Someone mentioned to me that the biggest spender on TV – once connected and over-the-top TV scale – will be TV advertisers. Do you agree?

We have shifted money from television to digital, but I’m still a big believer in television as a huge scale and awareness play. When I’m trying to drive viewership within linear set-top box VOD, nothing beats television advertising.

But we’ve certainly shifted a lot of budget to digital and social. We know audiences are more likely to connect with our content if we reach them on multiple platforms and sequence that appropriately and customize the message.

How does that play into your larger cross-platform strategy?

A lot of people are watching television on multiple devices, so we’ve shifted a lot of money into direct-response advertising so we can convert a user through a Facebook mobile phone ad to the TBS app, without friction.
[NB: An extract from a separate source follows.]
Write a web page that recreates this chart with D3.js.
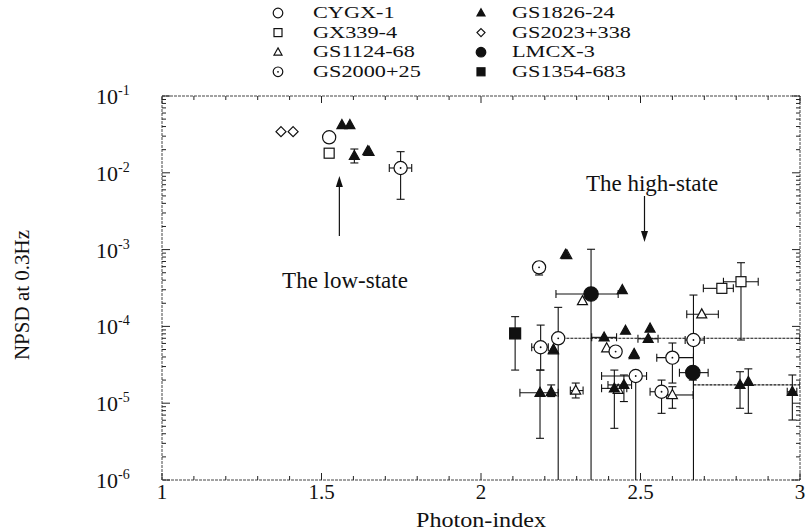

The goal is to have a frictionless path to our ecosystem of apps and properties.

We also partner with a lot with the MVPDs and do big promotional platforms [using] sophisticated set-top box technology from Comcast and others.

What about digital partners like Facebook or Google?

This year, we’re looking at our digital counterparts [like] Facebook, Google and Twitter not just as social platforms for advertising, but how we co-produce together and how our advertisers benefit.

So much of what we’re thinking about is content marketing, storytelling and ways to bring advertisers along for the ride as we distribute content across social platforms and partner with them to create rich data sets.

We [also want to] recruit consumers into our owned-and-operated properties, where we can monetize them fully. The difference is thinking like producers or entertainers who have audience development and advertising in mind, but trying to create good experiences for ad-adverse 20- and 30-year-olds.

Interview condensed for clarity and length.